### Exercise details
Gather, from the listing beneath this task, every line holding the string "draw".

### Data excerpt
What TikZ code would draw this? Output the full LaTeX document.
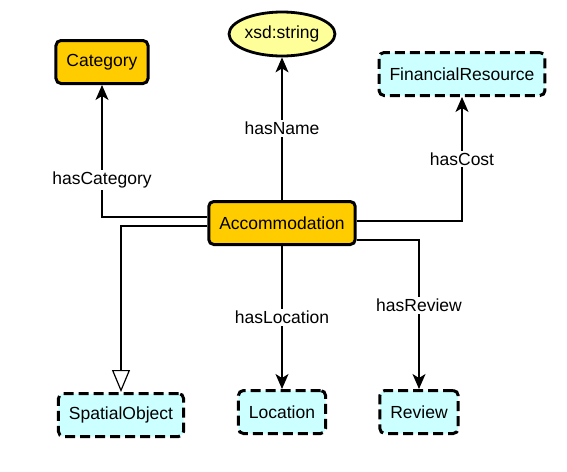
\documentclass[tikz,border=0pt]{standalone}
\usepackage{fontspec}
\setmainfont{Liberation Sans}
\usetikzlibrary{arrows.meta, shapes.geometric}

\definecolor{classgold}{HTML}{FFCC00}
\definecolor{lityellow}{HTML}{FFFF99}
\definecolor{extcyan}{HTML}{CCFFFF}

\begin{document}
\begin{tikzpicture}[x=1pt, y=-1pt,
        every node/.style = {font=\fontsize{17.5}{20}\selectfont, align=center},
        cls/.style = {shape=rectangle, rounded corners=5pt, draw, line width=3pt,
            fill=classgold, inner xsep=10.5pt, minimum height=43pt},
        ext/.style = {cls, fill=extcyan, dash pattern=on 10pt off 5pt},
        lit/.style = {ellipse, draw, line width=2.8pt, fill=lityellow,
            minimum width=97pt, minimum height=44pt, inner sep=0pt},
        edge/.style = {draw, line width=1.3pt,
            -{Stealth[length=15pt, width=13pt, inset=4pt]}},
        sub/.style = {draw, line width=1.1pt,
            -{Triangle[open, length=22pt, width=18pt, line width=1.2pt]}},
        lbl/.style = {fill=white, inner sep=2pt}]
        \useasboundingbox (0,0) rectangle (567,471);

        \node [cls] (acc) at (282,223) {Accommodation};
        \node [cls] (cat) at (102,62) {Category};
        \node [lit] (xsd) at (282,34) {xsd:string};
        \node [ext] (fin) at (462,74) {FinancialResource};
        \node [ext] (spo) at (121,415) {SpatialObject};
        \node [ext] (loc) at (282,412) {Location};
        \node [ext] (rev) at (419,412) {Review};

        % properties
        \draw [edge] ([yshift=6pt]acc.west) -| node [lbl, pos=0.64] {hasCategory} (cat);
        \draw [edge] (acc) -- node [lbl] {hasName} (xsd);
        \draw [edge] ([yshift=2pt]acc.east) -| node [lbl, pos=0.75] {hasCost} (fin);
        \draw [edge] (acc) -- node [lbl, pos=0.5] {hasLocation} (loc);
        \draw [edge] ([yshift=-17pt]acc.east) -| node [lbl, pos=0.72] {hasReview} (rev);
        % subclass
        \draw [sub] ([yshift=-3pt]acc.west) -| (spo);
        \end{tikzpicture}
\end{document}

### Solution for this problem
What TikZ code would draw this? Output the full LaTeX document.
        cls/.style = {shape=rectangle, rounded corners=5pt, draw, line width=3pt,
        lit/.style = {ellipse, draw, line width=2.8pt, fill=lityellow,
        edge/.style = {draw, line width=1.3pt,
        sub/.style = {draw, line width=1.1pt,
        \draw [edge] ([yshift=6pt]acc.west) -| node [lbl, pos=0.64] {hasCategory} (cat);
        \draw [edge] (acc) -- node [lbl] {hasName} (xsd);
        \draw [edge] ([yshift=2pt]acc.east) -| node [lbl, pos=0.75] {hasCost} (fin);
        \draw [edge] (acc) -- node [lbl, pos=0.5] {hasLocation} (loc);
        \draw [edge] ([yshift=-17pt]acc.east) -| node [lbl, pos=0.72] {hasReview} (rev);
        \draw [sub] ([yshift=-3pt]acc.west) -| (spo);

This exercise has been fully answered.